◆ **EXERCISE PROMPT**
Every line of the material is to be quoted verbatim, minus the pictures.

####################

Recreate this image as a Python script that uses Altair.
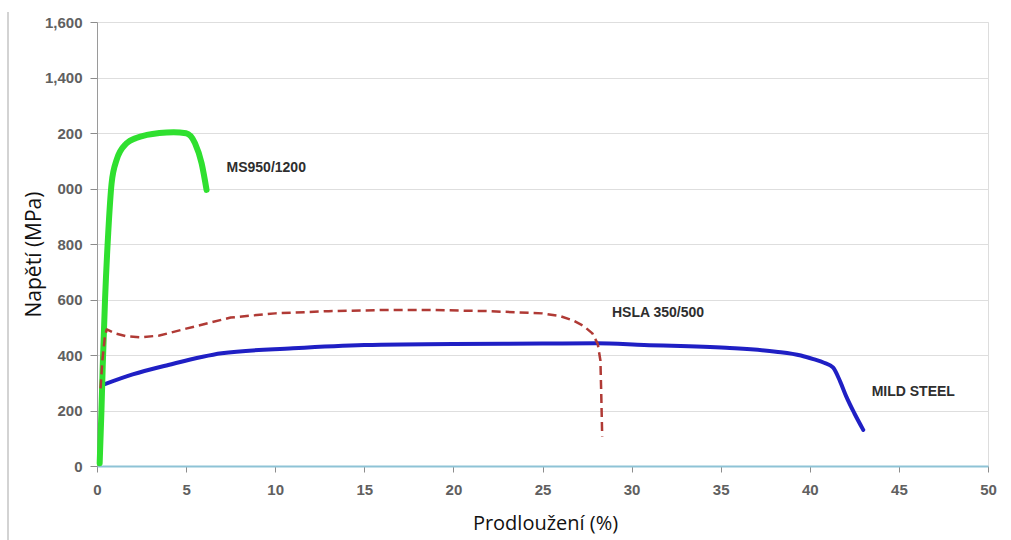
import altair as alt
import pandas as pd

# MS950/1200 (green)
green_x = [0.15, 0.25, 0.32, 0.45, 0.63, 0.82, 1.1, 1.66, 2.2, 2.8, 3.5, 4.3, 5.0, 5.5, 5.87, 6.15]
green_y = [10, 200, 358, 598, 840, 1019, 1103, 1163, 1182, 1193, 1200, 1203, 1199, 1163, 1091, 995]

# HSLA 350/500 (red dashed)
red_x = [0.2, 0.3, 0.45, 0.55, 1.0, 1.6, 2.45, 3.5, 5.0, 7.5, 10.0, 13.0, 16.0, 19.0, 22.0, 25.0,
         26.0, 26.7, 27.3, 27.8, 28.1, 28.25, 28.3, 28.35]
red_y = [280, 380, 470, 492, 478, 468, 464, 470, 495, 535, 550, 558, 562, 562, 558, 550,
         540, 525, 505, 478, 440, 380, 250, 106]

# MILD STEEL (blue)
blue_x = [0.4, 2.0, 4.0, 7.0, 11.0, 15.0, 20.0, 25.0, 28.0, 30.7, 35.3, 38.1, 39.5, 40.2, 40.8,
          41.3, 41.7, 42.05, 42.5, 43.0]
blue_y = [294, 330, 364, 406, 424, 436, 440, 441, 442, 436, 426, 412, 398, 385, 372,
          355, 305, 250, 190, 130]

label_text = ["MS950/1200", "HSLA 350/500", "MILD STEEL"]
label_x = [7.27, 28.9, 43.47]
label_y = [1074, 553, 268]

x_ticks = [0, 5, 10, 15, 20, 25, 30, 35, 40, 45, 50]
y_ticks = [0, 200, 400, 600, 800, 1000, 1200, 1400, 1600]


def frame(xs, ys):
    return pd.DataFrame({"x": xs, "y": ys, "i": list(range(len(xs)))})


x_scale = alt.Scale(domain=[0, 50], nice=False, zero=False)
y_scale = alt.Scale(domain=[0, 1600], nice=False)

x_axis = alt.Axis(
    values=x_ticks, title="Prodloužení (%)", grid=False, labelFlush=False,
    domainColor="#8ec3d6", domainWidth=2, tickColor="#8c8c8c", tickSize=6,
    labelPadding=10, labelFontSize=15, labelFont="Liberation Sans", labelFontWeight="bold",
    labelColor="#606060", titleFont="Open Sans", titleFontSize=20, titleFontWeight="normal",
    titleColor="#111111", titleX=448, titleY=57, titleBaseline="middle", titleAlign="center",
)
y_axis = alt.Axis(
    values=y_ticks, title="Napětí (MPa)", grid=True, gridColor="#dedede", gridWidth=1,
    labelFlush=False,
    domainColor="#9a9a9a", tickColor="#8c8c8c", tickSize=7, labelPadding=8,
    labelFontSize=15, labelFont="Liberation Sans", labelFontWeight="bold", labelColor="#606060",
    labelExpr="datum.value == 1200 ? '200' : datum.value == 1000 ? '000' : format(datum.value, ',')",
    titleFont="Open Sans", titleFontSize=21, titleFontWeight="normal", titleColor="#111111",
    titleX=-63, titleY=232, titleAngle=-90, titleAlign="center", titleBaseline="middle",
)

base_grid = alt.Chart(pd.DataFrame({"x": [0], "y": [0]})).mark_point(opacity=0).encode(
    x=alt.X("x:Q", scale=x_scale, axis=x_axis),
    y=alt.Y("y:Q", scale=y_scale, axis=y_axis),
)


def line(xs, ys, color, width, dash=None):
    kw = dict(color=color, strokeWidth=width, strokeCap="round", strokeJoin="round", interpolate="monotone")
    if dash:
        kw["strokeDash"] = dash
        kw["strokeCap"] = "butt"
        kw["interpolate"] = "linear"
    return alt.Chart(frame(xs, ys)).mark_line(**kw).encode(
        x=alt.X("x:Q", scale=x_scale),
        y=alt.Y("y:Q", scale=y_scale),
        order="i:Q",
    )


blue = line(blue_x, blue_y, "#1f1fc4", 4)
red = line(red_x, red_y, "#b03a35", 2.5, dash=[9, 5])
green = line(green_x, green_y, "#2fe02f", 6)

labels = alt.Chart(pd.DataFrame({"t": label_text, "x": label_x, "y": label_y})).mark_text(
    align="left", baseline="middle", fontSize=14, fontWeight="bold", font="Liberation Sans",
    color="#2e2e2e",
).encode(
    x=alt.X("x:Q", scale=x_scale),
    y=alt.Y("y:Q", scale=y_scale),
    text="t:N",
)

outer = alt.Chart(pd.DataFrame({"a": [0]})).mark_rule(color="#c4c4c4", strokeWidth=1.5).encode(
    x=alt.value(-89), y=alt.value(-10), y2=alt.value(520)
)

chart = alt.layer(base_grid, blue, green, red, labels, outer).properties(
    width=891, height=444,
    padding={"left": 97, "top": 22, "right": 23, "bottom": 74},
    autosize=alt.AutoSizeParams(type="none"),
).configure_view(stroke="#9a9a9a", strokeWidth=1.5).configure(background="white")

chart.save("out.html", embed_options={"renderer": "svg", "actions": False})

####################

◆ **TASK RESPONSE**
Recreate this image as a Python script that uses Altair.
import altair as alt
import pandas as pd

# MS950/1200 (green)
green_x = [0.15, 0.25, 0.32, 0.45, 0.63, 0.82, 1.1, 1.66, 2.2, 2.8, 3.5, 4.3, 5.0, 5.5, 5.87, 6.15]
green_y = [10, 200, 358, 598, 840, 1019, 1103, 1163, 1182, 1193, 1200, 1203, 1199, 1163, 1091, 995]

# HSLA 350/500 (red dashed)
red_x = [0.2, 0.3, 0.45, 0.55, 1.0, 1.6, 2.45, 3.5, 5.0, 7.5, 10.0, 13.0, 16.0, 19.0, 22.0, 25.0,
         26.0, 26.7, 27.3, 27.8, 28.1, 28.25, 28.3, 28.35]
red_y = [280, 380, 470, 492, 478, 468, 464, 470, 495, 535, 550, 558, 562, 562, 558, 550,
         540, 525, 505, 478, 440, 380, 250, 106]

# MILD STEEL (blue)
blue_x = [0.4, 2.0, 4.0, 7.0, 11.0, 15.0, 20.0, 25.0, 28.0, 30.7, 35.3, 38.1, 39.5, 40.2, 40.8,
          41.3, 41.7, 42.05, 42.5, 43.0]
blue_y = [294, 330, 364, 406, 424, 436, 440, 441, 442, 436, 426, 412, 398, 385, 372,
          355, 305, 250, 190, 130]

label_text = ["MS950/1200", "HSLA 350/500", "MILD STEEL"]
label_x = [7.27, 28.9, 43.47]
label_y = [1074, 553, 268]

x_ticks = [0, 5, 10, 15, 20, 25, 30, 35, 40, 45, 50]
y_ticks = [0, 200, 400, 600, 800, 1000, 1200, 1400, 1600]


def frame(xs, ys):
    return pd.DataFrame({"x": xs, "y": ys, "i": list(range(len(xs)))})


x_scale = alt.Scale(domain=[0, 50], nice=False, zero=False)
y_scale = alt.Scale(domain=[0, 1600], nice=False)

x_axis = alt.Axis(
    values=x_ticks, title="Prodloužení (%)", grid=False, labelFlush=False,
    domainColor="#8ec3d6", domainWidth=2, tickColor="#8c8c8c", tickSize=6,
    labelPadding=10, labelFontSize=15, labelFont="Liberation Sans", labelFontWeight="bold",
    labelColor="#606060", titleFont="Open Sans", titleFontSize=20, titleFontWeight="normal",
    titleColor="#111111", titleX=448, titleY=57, titleBaseline="middle", titleAlign="center",
)
y_axis = alt.Axis(
    values=y_ticks, title="Napětí (MPa)", grid=True, gridColor="#dedede", gridWidth=1,
    labelFlush=False,
    domainColor="#9a9a9a", tickColor="#8c8c8c", tickSize=7, labelPadding=8,
    labelFontSize=15, labelFont="Liberation Sans", labelFontWeight="bold", labelColor="#606060",
    labelExpr="datum.value == 1200 ? '200' : datum.value == 1000 ? '000' : format(datum.value, ',')",
    titleFont="Open Sans", titleFontSize=21, titleFontWeight="normal", titleColor="#111111",
    titleX=-63, titleY=232, titleAngle=-90, titleAlign="center", titleBaseline="middle",
)

base_grid = alt.Chart(pd.DataFrame({"x": [0], "y": [0]})).mark_point(opacity=0).encode(
    x=alt.X("x:Q", scale=x_scale, axis=x_axis),
    y=alt.Y("y:Q", scale=y_scale, axis=y_axis),
)


def line(xs, ys, color, width, dash=None):
    kw = dict(color=color, strokeWidth=width, strokeCap="round", strokeJoin="round", interpolate="monotone")
    if dash:
        kw["strokeDash"] = dash
        kw["strokeCap"] = "butt"
        kw["interpolate"] = "linear"
    return alt.Chart(frame(xs, ys)).mark_line(**kw).encode(
        x=alt.X("x:Q", scale=x_scale),
        y=alt.Y("y:Q", scale=y_scale),
        order="i:Q",
    )


blue = line(blue_x, blue_y, "#1f1fc4", 4)
red = line(red_x, red_y, "#b03a35", 2.5, dash=[9, 5])
green = line(green_x, green_y, "#2fe02f", 6)

labels = alt.Chart(pd.DataFrame({"t": label_text, "x": label_x, "y": label_y})).mark_text(
    align="left", baseline="middle", fontSize=14, fontWeight="bold", font="Liberation Sans",
    color="#2e2e2e",
).encode(
    x=alt.X("x:Q", scale=x_scale),
    y=alt.Y("y:Q", scale=y_scale),
    text="t:N",
)

outer = alt.Chart(pd.DataFrame({"a": [0]})).mark_rule(color="#c4c4c4", strokeWidth=1.5).encode(
    x=alt.value(-89), y=alt.value(-10), y2=alt.value(520)
)

chart = alt.layer(base_grid, blue, green, red, labels, outer).properties(
    width=891, height=444,
    padding={"left": 97, "top": 22, "right": 23, "bottom": 74},
    autosize=alt.AutoSizeParams(type="none"),
).configure_view(stroke="#9a9a9a", strokeWidth=1.5).configure(background="white")

chart.save("out.html", embed_options={"renderer": "svg", "actions": False})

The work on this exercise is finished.